Cast out of the same dystopian mold as The Running Man, Battle Royale, and The Hunger Games, Raze is content to be an especially savage, gritty riff on the theme, delivered without much ambition beyond its brutal fight choreography. With the brawls serving as the main draw, it’s important that they register, and they do. Each encounter is positively cringe-worthy and impacts on a visceral level, with some also managing to impact emotionally when girls who have bonded over shared tragedy are suddenly expected to kill each other. Such moments are fleeting, however, and feel like forced, sentimental intrusions into an otherwise deranged film that’s more preoccupied with blunt force trauma.
And for what? Violence doesn’t always demand an explanation or a justification, but Raze often hints at some great point behind its bludgeoning, particularly whenever it pulls back the curtain to reveal the plot behind this battle to the death. Apparently, it’s being put on by a cabal of high society types headed by an eccentric billionaire (Doug Jones, who practically demands to get his smarmy ass kicked whenever he speaks), and they’re enjoying the proceedings via closed circuit television. Occasionally, Jones’s character will drudge up some vague blather about the need to crown a female warrior (it seems as though these death-matches are an ancient ritual or something), but it mostly just comes off as an excuse to watch fifty women kick the shit out of each other.
To a certain extent, director Josh Waller makes the audience complicit in this sick voyeurism by indulging the competition. An early exchange between the handful of surviving girls telegraphs exactly where Raze is going: Sabrina is the laconic but reluctant badass whose tenacity is matched only by Phoebe (a cartoonishly catty Rebecca Marshall), a loudmouthed, wannabe alpha female. As the tournament rolls on, it’s obvious the two are on a collision course, and the film invites its viewers to delight in it when Sabrina’s set to kick Phoebe’s teeth in. She's the Van Damme to Marshall's Bolo Yeung. It’s an interesting dynamic—you get the feeling that Waller is attempting to somehow make a statement about the male gaze by refusing to resort to the eroticism and icky sexual politics of previous WIP films (the women here are shot to accentuate their ferocity, not their curves), but he’s still preying on a different sort of voyeurism that seeks to find pleasure in pain.

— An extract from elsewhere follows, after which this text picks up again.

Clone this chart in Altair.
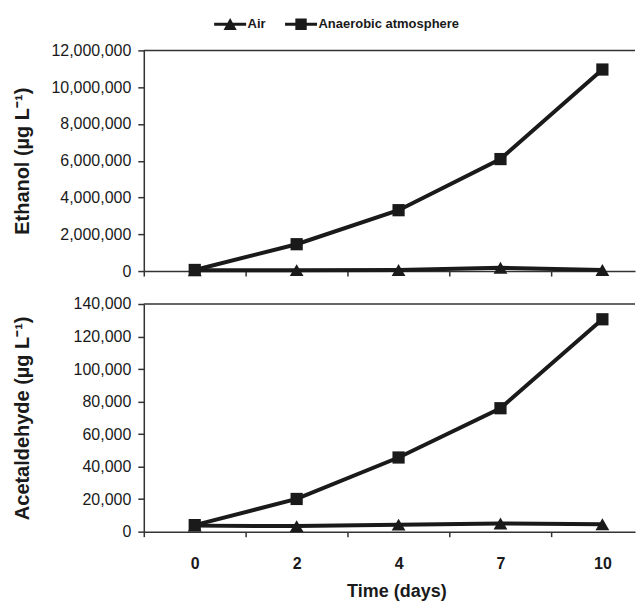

I can’t help but think the film would have been better off channeling the sheer delight of the last ten to fifteen minutes (let’s just say it’s titled “Sabrina vs. Everyone”) into the entire film. Rather than exploiting the bond between the girls for mawkish sentimentality, why not have them unite and scheme their way out of the prison in the grand tradition of WIP films? When Bell, who doubled Uma Thurman in Kill Bill, gets her own opportunity to rampage, Raze briefly sparks to life. One wishes she had more company for the occasion, but she’s spent the majority of the film obliterating them. It’s a shame because Bell has a fantastic presence and energy that’s best served when we can enjoy watching her rearrange faces; instead, Raze is often a joyless, repetitive, nihilistic bummer looking to pound viewers into submission.
Waller’s commitment to unflinching brutality would be more commendable if it were channeled in another direction or if some greater meaning arose from it. He and the rest of the cast and crew are prominently featured on IFC Midnight’s forthcoming DVD, which is loaded with special features: the headliner is the audio commentary joining Waller, Bell, Andrew Pagana, and Kenny Gage, most of whom return for the various interviews and behind-the-scenes featurettes as well. Thirty-five minutes of deleted scenes provide a glimpse at a lot of cutting-room-floor material, while further features provide extended looks at the film’s fights. Additionally, the disc provides a gag reel, the original short film that inspired Raze, a poster gallery, and a trailer. There’s no shortage of special features for what turns out to be a pretty anemic film whose laudable intentions are bashed away over the course of 90 minutes. Rent it!